The press of Massachusetts, we have seen, circulated in 1860 upward of one hundred and two millions of copies, equal to 279,454 per day, including journals and periodicals, each read, on an average, by at least two persons. This is independent of books and pamphlets, and of the very large circulation of papers from other States and from Europe. What a flood of light is thus shed daily and hourly upon the people of Massachusetts! This intellectual effulgence radiates by day and night. It is the sun in its meridian splendor, and the stars in an ever-unclouded firmament. It has a centre and a circumference, but no darkness. Ignorance vanishes before it; wealth follows in its train; labor rejoices in its association, and finds its products more than doubled; freedom hails its presence, and religion gives it a cordial welcome; churches, schools, academies, colleges, and universities acknowledge its mighty influence. Science penetrates the secrets of nature, and unfolds each new discovery for the benefit of man. Coal, the offspring of the sun, develops its latent energy, and water contributes its untiring hydraulic power. Machinery takes more and more the place of nerves and muscles, cheapens clothing and subsistence and all the necessaries of life, and opens new fields of industry, and more profitable employment for labor. Steam and lightning become the slaves of man. He performs the journey of a day in an hour, and converses in minutes around the globe. The strength of man may not have been much increased, but his power is augmented a thousand fold.

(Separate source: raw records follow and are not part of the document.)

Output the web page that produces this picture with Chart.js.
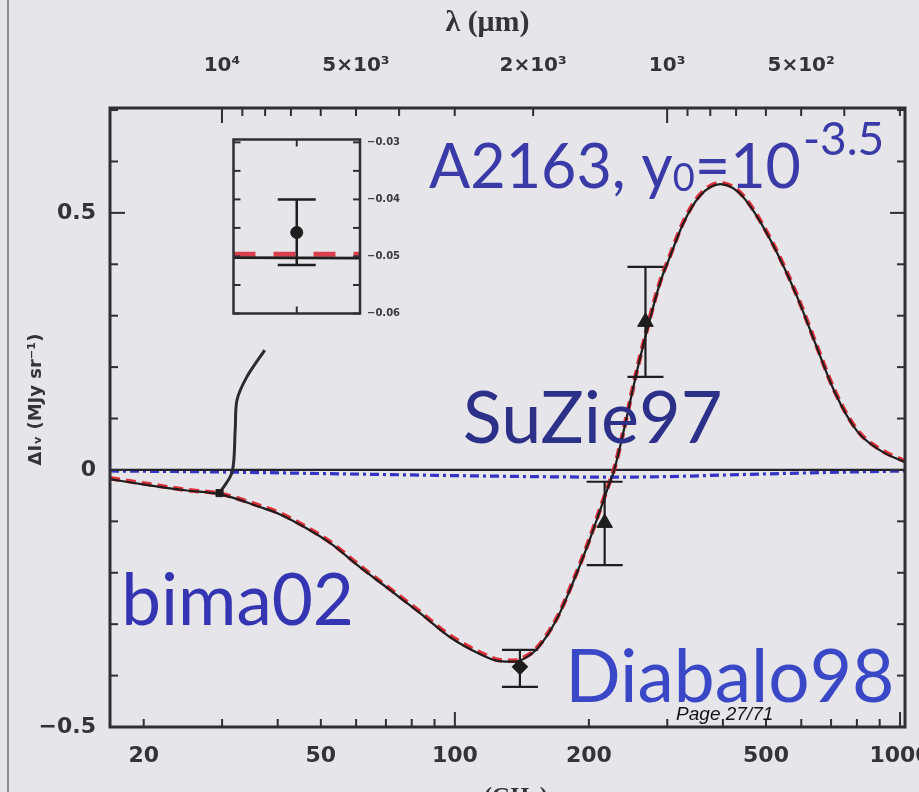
<!DOCTYPE html>
<html><head><meta charset="utf-8">
<script src="https://cdn.jsdelivr.net/npm/chart.js@4/dist/chart.umd.min.js"></script>
<style>
html,body{margin:0;padding:0;width:919px;height:792px;overflow:hidden;background:#e5e5ea;}
#main{position:absolute;left:0;top:0;}
#inset{position:absolute;left:212px;top:118px;}
#edge{position:absolute;left:7px;top:0;width:2px;height:792px;background:#8a8a90;}
</style></head><body>
<div id="edge"></div>
<canvas id="main" width="960" height="815"></canvas>
<canvas id="inset" width="203" height="217"></canvas>
<script>
// ---------- data ----------
const modelFreq    = [16.8, 20.6, 25, 29.6, 36.5, 40.4, 45, 52.4, 61.2, 71.4, 83.4, 97.4, 113.8, 126, 136, 145, 153, 169, 184, 198, 212, 221, 228, 260, 289, 304, 326, 355, 395, 430, 460, 521, 587, 650, 711, 800, 906, 1026];
const modelDeltaI  = [-0.018, -0.030, -0.040, -0.047, -0.072, -0.086, -0.107, -0.142, -0.189, -0.233, -0.278, -0.325, -0.358, -0.372, -0.373, -0.364, -0.348, -0.292, -0.220, -0.150, -0.078, -0.033, 0.0, 0.214, 0.364, 0.414, 0.480, 0.533, 0.556, 0.543, 0.514, 0.434, 0.337, 0.239, 0.154, 0.076, 0.037, 0.015];
const redModelDeltaI = [-0.016, -0.028, -0.039, -0.046, -0.070, -0.084, -0.105, -0.140, -0.187, -0.231, -0.276, -0.322, -0.355, -0.370, -0.371, -0.362, -0.346, -0.290, -0.218, -0.148, -0.076, -0.031, 0.002, 0.216, 0.366, 0.416, 0.482, 0.535, 0.558, 0.545, 0.516, 0.436, 0.339, 0.241, 0.156, 0.078, 0.039, 0.017];
const kineticFreq   = [16.8, 30, 50, 100, 150, 220, 300, 400, 600, 1026];
const kineticDeltaI = [-0.002, -0.004, -0.007, -0.011, -0.013, -0.014, -0.013, -0.010, -0.006, -0.002];
const zeroFreq  = [16.8, 1026];
const zeroLevel = [0, 0];

const bimaFreq  = [29.6];
const bimaValue = [-0.045];
const suzieFreq  = [217, 268];
const suzieValue = [-0.103, 0.288];
const suzieLow   = [-0.185, 0.181];
const suzieHigh  = [-0.023, 0.395];
const diabaloFreq  = [140];
const diabaloValue = [-0.383];
const diabaloLow   = [-0.422];
const diabaloHigh  = [-0.350];
const connectorFreq  = [29.6, 31.6, 32.1, 32.4, 34.1, 37.4];
const connectorValue = [-0.045, -0.004, 0.078, 0.136, 0.181, 0.233];

// tick values / labels
const freqTickLabels = [20, 50, 100, 200, 500, 1000];
const freqMinorTicks = [20, 30, 40, 50, 60, 70, 80, 90, 200, 300, 400, 500, 600, 700, 800, 900];
const freqMajorTicks = [100, 1000];
const wavelengthTicks = [10000, 5000, 2000, 1000, 500];
const wavelengthTickLabels = ['10\u2074', '5\u00d710\u00b3', '2\u00d710\u00b3', '10\u00b3', '5\u00d710\u00b2'];
const wavelengthMinorTicks = [9000, 8000, 7000, 6000, 5000, 4000, 3000, 2000, 900, 800, 700, 600, 500, 400, 300];
const wavelengthMajorTicks = [10000, 1000];
const yTickLabels = [-0.5, 0, 0.5];
const yMinorTicks = [-0.4, -0.3, -0.2, -0.1, 0.1, 0.2, 0.3, 0.4, 0.6, 0.7];

// inset data
const insetFreq = [29.0, 30.0];
const insetModel = [-0.0502, -0.0503];
const insetRedModel = [-0.0496, -0.0496];
const insetPointFreq = [29.5];
const insetPointValue = [-0.0458];
const insetLow = [-0.0515];
const insetHigh = [-0.0400];
const insetTickLabels = [-0.03, -0.04, -0.05, -0.06];
const insetMinorTicks = [-0.035, -0.045, -0.055];

// ---------- helpers ----------
const C_UM_GHZ = 299792.458;
const pts = (xs, ys) => xs.map((x, i) => ({x, y: ys[i]}));
const minus = v => (v < 0 ? '\u2212' : '') + Math.abs(v);

function errorBarSets(xs, lo, hi, cap, w) {
  return xs.map((x, i) => ({
    data: [{x, y: lo[i]}, {x, y: hi[i]}],
    borderColor: '#1e1e1e', borderWidth: w,
    pointStyle: 'line', pointRadius: cap, pointBorderWidth: w,
    pointBorderColor: '#1e1e1e', pointBackgroundColor: '#1e1e1e'
  }));
}

const frameTicks = {
  id: 'frameTicks',
  afterDatasetsDraw(chart, args, o) {
    const {ctx, chartArea: a, scales} = chart;
    ctx.save();
    ctx.strokeStyle = o.color; ctx.lineWidth = o.tickWidth;
    const seg = (x1, y1, x2, y2) => { ctx.beginPath(); ctx.moveTo(x1, y1); ctx.lineTo(x2, y2); ctx.stroke(); };
    (o.x || []).forEach(([v, len]) => { const x = scales[o.xScale].getPixelForValue(v); seg(x, a.bottom, x, a.bottom - len); });
    (o.xt || []).forEach(([v, len]) => { const x = scales[o.xScale].getPixelForValue(v); seg(x, a.top, x, a.top + len); });
    (o.y || []).forEach(([v, len]) => { const y = scales[o.yScale].getPixelForValue(v); seg(a.left, y, a.left + len, y); seg(a.right, y, a.right - len, y); });
    ctx.lineWidth = o.frameWidth;
    ctx.strokeRect(a.left, a.top, a.right - a.left, a.bottom - a.top);
    ctx.restore();
  }
};

const labelsPlugin = {
  id: 'slideLabels',
  afterDraw(chart) {
    const {ctx, scales: {x, y}} = chart;
    const put = (txt, nu, v, font, color) => {
      ctx.font = font; ctx.fillStyle = color; ctx.textBaseline = 'alphabetic'; ctx.textAlign = 'left';
      ctx.fillText(txt, x.getPixelForValue(nu), y.getPixelForValue(v));
    };
    ctx.save();
    put('SuZie97', 104.2, 0.0525, '72px Lato', '#2d3088');
    put('bima02', 17.8, -0.302, '71px Lato', '#3535b4');
    put('Diabalo98', 177, -0.451, '73px Lato', '#3a48c8');
    // A2163 title with sub/superscript
    let px = x.getPixelForValue(87.5), py = y.getPixelForValue(0.549);
    ctx.fillStyle = '#3a3aa8'; ctx.textBaseline = 'alphabetic';
    ctx.font = '61px Lato'; ctx.fillText('A2163, y', px, py); px += ctx.measureText('A2163, y').width;
    ctx.font = '38px Lato'; ctx.fillText('0', px, py + 3); px += ctx.measureText('0').width;
    ctx.font = '61px Lato'; ctx.fillText('=10', px, py); px += ctx.measureText('=10').width;
    ctx.font = '46px Lato'; ctx.fillText('-3.5', px + 2, py - 33);
    // page marker
    ctx.font = 'italic 19px "Liberation Sans Narrow", "Liberation Sans", Arial';
    ctx.fillStyle = '#111';
    ctx.fillText('Page 27/71', x.getPixelForValue(314), y.getPixelForValue(-0.487));
    ctx.restore();
  }
};

// ---------- main chart ----------
const tickFont = {family: 'DejaVu Sans', weight: 'bold', size: 22};
const mainDatasets = [
  {data: pts(bimaFreq, bimaValue), showLine: false, pointStyle: 'rect', pointRadius: 5, backgroundColor: '#1e1e1e', borderColor: '#1e1e1e'},
  {data: pts(suzieFreq, suzieValue), showLine: false, pointStyle: 'triangle', pointRadius: 9, backgroundColor: '#1e1e1e', borderColor: '#1e1e1e'},
  {data: pts(diabaloFreq, diabaloValue), showLine: false, pointStyle: 'rectRot', pointRadius: 7, pointBorderWidth: 2, backgroundColor: '#1e1e1e', borderColor: '#1e1e1e'},
  ...errorBarSets(suzieFreq, suzieLow, suzieHigh, 18, 2.2),
  ...errorBarSets(diabaloFreq, diabaloLow, diabaloHigh, 18, 2.2),
  {data: pts(connectorFreq, connectorValue), borderColor: '#2a2a30', borderWidth: 3, pointRadius: 0, tension: 0.3},
  {data: pts(modelFreq, modelDeltaI), borderColor: '#1e1e1e', borderWidth: 2.2, pointRadius: 0, cubicInterpolationMode: 'monotone'},
  {data: pts(modelFreq, redModelDeltaI), borderColor: '#e0303a', borderWidth: 4.5, borderDash: [10, 6], pointRadius: 0, cubicInterpolationMode: 'monotone'},
  {data: pts(zeroFreq, zeroLevel), borderColor: '#222228', borderWidth: 2.2, pointRadius: 0},
  {data: pts(kineticFreq, kineticDeltaI), borderColor: '#3434c8', borderWidth: 3.2, borderDash: [9, 4, 3, 4], pointRadius: 0, cubicInterpolationMode: 'monotone'}
];

new Chart(document.getElementById('main'), {
  type: 'line',
  data: {datasets: mainDatasets},
  options: {
    responsive: false, animation: false, events: [], devicePixelRatio: 1,
    layout: {padding: {left: 0, right: 55, top: 0, bottom: 0}},
    plugins: {
      legend: {display: false}, tooltip: {enabled: false},
      frameTicks: {
        color: '#2e2e34', tickWidth: 2, frameWidth: 3, xScale: 'x', yScale: 'y',
        x: [...freqMinorTicks.map(v => [v, 8]), ...freqMajorTicks.map(v => [v, 15])],
        xt: [...wavelengthMinorTicks.map(l => [C_UM_GHZ / l, 8]), ...wavelengthMajorTicks.map(l => [C_UM_GHZ / l, 15])],
        y: [...yMinorTicks.map(v => [v, 8]), ...yTickLabels.map(v => [v, 15])]
      }
    },
    scales: {
      x: {
        type: 'logarithmic', position: 'bottom', min: 16.8, max: 1026,
        afterBuildTicks: s => { s.ticks = freqTickLabels.map(v => ({value: v})); },
        afterFit: s => { s.height = 88; },
        grid: {display: false, drawTicks: false}, border: {display: false},
        ticks: {autoSkip: false, maxRotation: 0, padding: 16, color: '#333338', font: tickFont, callback: v => String(v)},
        title: {display: true, text: '\u03bd (GHz)', color: '#333338', font: {family: 'Liberation Serif', weight: 'bold', size: 24}, padding: {top: 0, bottom: 4}}
      },
      xTop: {
        type: 'logarithmic', position: 'top', min: 16.8, max: 1026,
        afterBuildTicks: s => { s.ticks = wavelengthTicks.map(l => ({value: C_UM_GHZ / l})); },
        afterFit: s => { s.height = 108; },
        grid: {display: false, drawTicks: false}, border: {display: false},
        ticks: {autoSkip: false, maxRotation: 0, padding: 30, color: '#333338', font: {family: 'DejaVu Sans', weight: 'bold', size: 20}, callback: (v, i) => wavelengthTickLabels[i]},
        title: {display: true, text: '\u03bb (\u03bcm)\u2003\u2004', color: '#333338', font: {family: 'Liberation Serif', weight: 'bold', size: 30}, padding: {top: 5, bottom: 0}}
      },
      y: {
        type: 'linear', position: 'left', min: -0.5, max: 0.704,
        afterBuildTicks: s => { s.ticks = yTickLabels.map(v => ({value: v})); },
        afterFit: s => { s.width = 110; },
        grid: {display: false, drawTicks: false}, border: {display: false},
        ticks: {padding: 14, color: '#333338', font: tickFont, callback: v => v === 0 ? '0' : minus(v.toFixed(1)) },
        title: {display: true, text: '\u2003\u2003\u0394I\u1d65 (MJy sr\u207b\u00b9)', color: '#333338', font: {family: 'DejaVu Sans', weight: 'bold', size: 18}, padding: {top: 26, bottom: 0}}
      }
    }
  },
  plugins: [frameTicks, labelsPlugin]
});

// ---------- inset chart ----------
new Chart(document.getElementById('inset'), {
  type: 'line',
  data: {datasets: [
    {data: pts(insetPointFreq, insetPointValue), showLine: false, pointStyle: 'circle', pointRadius: 6, backgroundColor: '#1e1e1e', borderColor: '#1e1e1e'},
    ...errorBarSets(insetPointFreq, insetLow, insetHigh, 19, 2.5),
    {data: pts(insetFreq, insetModel), borderColor: '#1e1e1e', borderWidth: 2.8, pointRadius: 0},
    {data: pts(insetFreq, insetRedModel), borderColor: '#d8404e', borderWidth: 5, borderDash: [22, 18], pointRadius: 0}
  ]},
  options: {
    responsive: false, animation: false, events: [], devicePixelRatio: 1,
    layout: {padding: {left: 8, right: 0, top: 12, bottom: 15}},
    plugins: {
      legend: {display: false}, tooltip: {enabled: false},
      frameTicks: {
        color: '#2e2e34', tickWidth: 2, frameWidth: 2.5, xScale: 'x', yScale: 'y',
        x: [[29.5, 7]], xt: [[29.5, 7]],
        y: [...insetMinorTicks.map(v => [v, 7]), ...insetTickLabels.map(v => [v, 7])]
      }
    },
    scales: {
      x: {type: 'linear', min: 29.0, max: 30.0, display: false},
      y: {
        type: 'linear', position: 'right', min: -0.06, max: -0.0295,
        afterBuildTicks: s => { s.ticks = insetTickLabels.map(v => ({value: v})); },
        afterFit: s => { s.width = 55; },
        grid: {display: false, drawTicks: false}, border: {display: false},
        ticks: {padding: 7, color: '#3a3a40', font: {family: 'DejaVu Sans', weight: 'bold', size: 10}, callback: v => minus(v.toFixed(2))}
      }
    }
  },
  plugins: [frameTicks]
});
</script>
</body></html>
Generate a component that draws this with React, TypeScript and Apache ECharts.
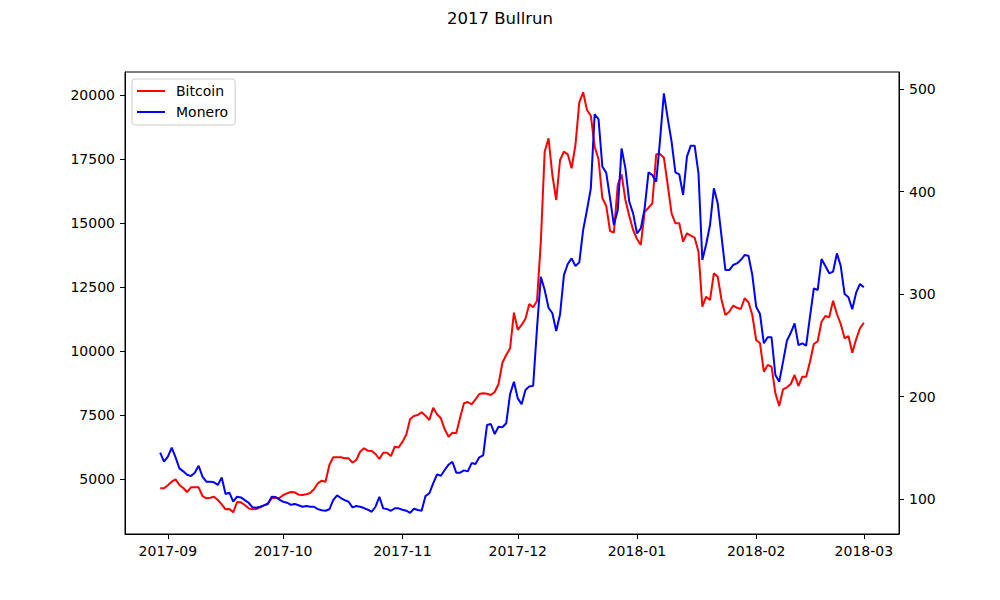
import React, { useEffect, useRef } from "react";
import * as echarts from "echarts";

const TITLE = "2017 Bullrun";
const START_DATE = "2017-08-30";
const SERIES_NAMES = ["Bitcoin", "Monero"];

const bitcoin = [
  4636, 4636, 4754, 4895, 4988, 4766, 4648, 4492, 4674, 4674,
  4674, 4336, 4245, 4271, 4310, 4180, 4010, 3815, 3828, 3698,
  4102, 4089, 3984, 3854, 3815, 3828, 3893, 3971, 4049, 4245,
  4270, 4260, 4375, 4441, 4492, 4480, 4387, 4375, 4402, 4453,
  4598, 4832, 4934, 4895, 5547, 5848, 5848, 5848, 5809, 5809,
  5637, 5742, 6066, 6199, 6105, 6094, 5977, 5781, 6027, 6027,
  5898, 6260, 6230, 6450, 6730, 7344, 7461, 7500, 7605, 7473,
  7305, 7785, 7527, 7371, 6941, 6652, 6809, 6785, 7395, 7957,
  8008, 7918, 8113, 8320, 8348, 8332, 8281, 8398, 8711, 9543,
  9844, 10105, 11496, 10830, 11016, 11260, 11836, 11707, 11953, 14270,
  17785, 18309, 16875, 15898, 17461, 17785, 17683, 17137, 18047, 19715,
  20105, 19414, 19191, 17980, 17500, 15965, 15676, 14688, 14621, 16484,
  16902, 15898, 15273, 14727, 14375, 14141, 15441, 15598, 15770, 17683,
  17695, 17551, 16484, 15379, 14988, 14988, 14270, 14598, 14504, 14426,
  13879, 11730, 12121, 11992, 13035, 12902, 11992, 11406, 11535, 11770,
  11691, 11641, 12059, 11902, 11406, 10430, 10301, 9191, 9453, 9387,
  8348, 7852, 8504, 8582, 8711, 9063, 8633, 8996, 8996, 9582,
  10273, 10379, 11145, 11367, 11316, 11965, 11445, 11055, 10496, 10586,
  9934, 10457, 10887, 11105,
];

const monero = [
  145.2, 136.4, 141.3, 150.1, 140.7, 129.9, 127.0, 123.7, 122.4, 125.7,
  132.5, 121.8, 116.9, 116.9, 116.3, 113.7, 121.1, 104.9, 106.2, 97.4,
  102.3, 101.6, 99.0, 96.4, 91.9, 91.5, 92.5, 93.8, 95.1, 102.3,
  102.0, 99.5, 97.3, 96.4, 94.4, 95.1, 93.9, 92.5, 93.2, 92.5,
  92.5, 90.2, 89.0, 88.6, 90.0, 99.0, 103.6, 101.0, 99.0, 97.4,
  91.9, 93.2, 92.5, 91.2, 89.6, 87.6, 92.5, 102.2, 90.9, 90.2,
  88.6, 90.9, 90.9, 89.6, 88.6, 86.6, 90.5, 89.3, 88.6, 102.9,
  105.6, 115.3, 124.1, 122.7, 128.3, 133.5, 136.4, 125.7, 125.7, 128.0,
  127.0, 135.1, 134.1, 140.7, 142.6, 172.2, 173.2, 163.4, 170.5, 170.0,
  173.9, 202.4, 214.4, 198.2, 192.4, 206.3, 209.9, 210.5, 266.5, 316.9,
  303.9, 286.6, 281.2, 263.9, 280.2, 318.5, 329.3, 334.8, 327.3, 330.9,
  362.4, 382.0, 403.1, 475.3, 470.7, 424.2, 418.4, 393.4, 367.3, 382.0,
  442.1, 422.6, 390.0, 378.7, 359.2, 364.1, 383.6, 418.7, 416.1, 409.6,
  450.2, 495.8, 471.4, 448.6, 418.7, 416.8, 396.6, 434.0, 444.7, 444.7,
  417.8, 333.2, 348.5, 367.3, 403.1, 388.5, 355.9, 323.4, 323.4, 328.3,
  329.9, 333.2, 338.0, 337.4, 318.5, 287.6, 280.5, 251.9, 257.8, 257.8,
  221.0, 214.4, 234.0, 254.4, 262.2, 271.4, 250.2, 251.9, 249.6, 277.9,
  305.6, 303.9, 334.1, 327.3, 320.2, 321.8, 339.7, 327.3, 300.0, 296.8,
  285.1, 301.3, 309.8, 306.5,
];

const xTickDates = ["2017-09-01", "2017-10-01", "2017-11-01", "2017-12-01", "2018-01-01", "2018-02-01", "2018-03-01"];
const xTickLabels = ["2017-09", "2017-10", "2017-11", "2017-12", "2018-01", "2018-02", "2018-03"];
const leftTicks = [5000, 7500, 10000, 12500, 15000, 17500, 20000];
const rightTicks = [100, 200, 300, 400, 500];

const DAY = 86400000;
const FONT = "DejaVu Sans";

export default function App() {
  const ref = useRef<HTMLDivElement>(null);

  useEffect(() => {
    document.body.style.margin = "0";
    if (!ref.current) return;
    const chart = echarts.init(ref.current, null, { renderer: "svg" });
    const start = Date.parse(START_DATE);
    const toPairs = (arr: number[]) => arr.map((v, i) => [start + i * DAY, v]);
    const first = start;
    const last = start + (bitcoin.length - 1) * DAY;
    const span = last - first;
    const xTicks = xTickDates.map((d) => Date.parse(d));

    chart.setOption({
      animation: false,
      backgroundColor: "#ffffff",
      title: {
        text: TITLE,
        left: "center",
        top: 5,
        textStyle: { fontFamily: FONT, fontSize: 16.5, fontWeight: "normal", color: "#000" },
      },
      legend: {
        data: SERIES_NAMES,
        orient: "vertical",
        left: 132,
        top: 79,
        padding: [5, 7, 6, 5],
        itemGap: 7,
        itemWidth: 28,
        itemHeight: 2,
        icon: "rect",
        borderColor: "#cccccc",
        borderWidth: 1,
        borderRadius: 3,
        backgroundColor: "rgba(255,255,255,0.8)",
        textStyle: { fontFamily: FONT, fontSize: 14, color: "#000", padding: [0, 0, 0, 6] },
      },
      grid: {
        left: 125,
        right: 101,
        top: 72,
        bottom: 66,
        show: true,
        borderColor: "#000",
        borderWidth: 1,
        backgroundColor: "transparent",
      },
      xAxis: {
        type: "value",
        min: first - 0.05 * span,
        max: last + 0.05 * span,
        splitLine: { show: false },
        axisLine: { show: true, lineStyle: { color: "#000", width: 1 } },
        axisTick: { show: true, length: 5, inside: false, lineStyle: { color: "#000" }, customValues: xTicks },
        axisLabel: {
          customValues: xTicks,
          margin: 10,
          color: "#000",
          fontFamily: FONT,
          fontSize: 14,
          formatter: (v: number) => {
            const i = xTicks.indexOf(v);
            return i >= 0 ? xTickLabels[i] : "";
          },
        },
      },
      yAxis: [
        {
          type: "value",
          position: "left",
          min: 2852,
          max: 20898,
          splitLine: { show: false },
          axisLine: { show: true, lineStyle: { color: "#000", width: 1 } },
          axisTick: { show: true, length: 5, lineStyle: { color: "#000" }, customValues: leftTicks },
          axisLabel: {
            customValues: leftTicks,
            margin: 10,
            color: "#000",
            fontFamily: FONT,
            fontSize: 14,
            formatter: (v: number) => String(v),
          },
        },
        {
          type: "value",
          position: "right",
          min: 65.9,
          max: 516.6,
          splitLine: { show: false },
          axisLine: { show: true, lineStyle: { color: "#000", width: 1 } },
          axisTick: { show: true, length: 5, lineStyle: { color: "#000" }, customValues: rightTicks },
          axisLabel: {
            customValues: rightTicks,
            margin: 10,
            color: "#000",
            fontFamily: FONT,
            fontSize: 14,
            formatter: (v: number) => String(v),
          },
        },
      ],
      series: [
        {
          name: SERIES_NAMES[0],
          type: "line",
          yAxisIndex: 0,
          data: toPairs(bitcoin),
          showSymbol: false,
          symbol: "none",
          lineStyle: { color: "#ff0000", width: 2 },
          itemStyle: { color: "#ff0000" },
        },
        {
          name: SERIES_NAMES[1],
          type: "line",
          yAxisIndex: 1,
          data: toPairs(monero),
          showSymbol: false,
          symbol: "none",
          lineStyle: { color: "#0000ff", width: 2 },
          itemStyle: { color: "#0000ff" },
        },
      ],
    });
    return () => chart.dispose();
  }, []);

  return <div ref={ref} style={{ width: 1000, height: 600 }} />;
}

His life may not have been materially lengthened, but, in the march of knowledge, a year now is as a century, compared with man's progress in the darkness of the middle ages. The eternal advance toward omniscience goes on, but is like that of the infinite approach of the asymptote, which never reaches the hyperbolic curve. The onward of science is in a geometrical ratio, so that in time, the intellectual progress of a day in the future, must exceed that of a century in the past. Knowledge is enthroned as king, and grand truths and new ideas are his ministers. Science takes the diameter of the earth's orbit as a base line and unit of measurement, and with it spans immensity, and triangulates the nebulous systems amid the shadowy verges of receding space. Its researches are cosmical upon the earth and the heavens, and all the elements minister to its progress. Sink to the lowest mine, or fathom the ocean's depth, or climb the loftiest mountains, or career through the heavens on silken wings, and it is there also. Ononon; nearernearerstill nearer it moves forever and forever, with accelerated speed, toward the infinite eternal. Such are the triumphs of knowledge; and he who diffuses it among our race, or discovers and disseminates new truths, advances man nearer to his Creator; he exalts the whole race; he elevates it in the scale of being, and raises it into higher and still higher spheres.

It is science that marks the speed of sound and light and lightning, calculates the eclipses, catalogues the stars, maps the heavens, and follows, for centuries of the past and the future, the comet's course. It explores the animal, vegetable, and mineral kingdoms. With geology, it notes the earthquake upheaval of mountains, and, with mineralogy, the laws of crystallization. With chemistry, it analyzes, decomposes, and compounds the elements. If, like Canute, it cannot arrest the tidal wave, it is subjecting it to laws and formulas. Taking the sunbeam for its pencil, it heliographs man's own image, and the scenery of the earth and the heavens. Has science any limits or horizon? Can it ever penetrate the soul of man, and reveal the mystery of his existence and destiny? It is certainly exploring the facts of sociology, arranging and generalizing them, and deducing laws.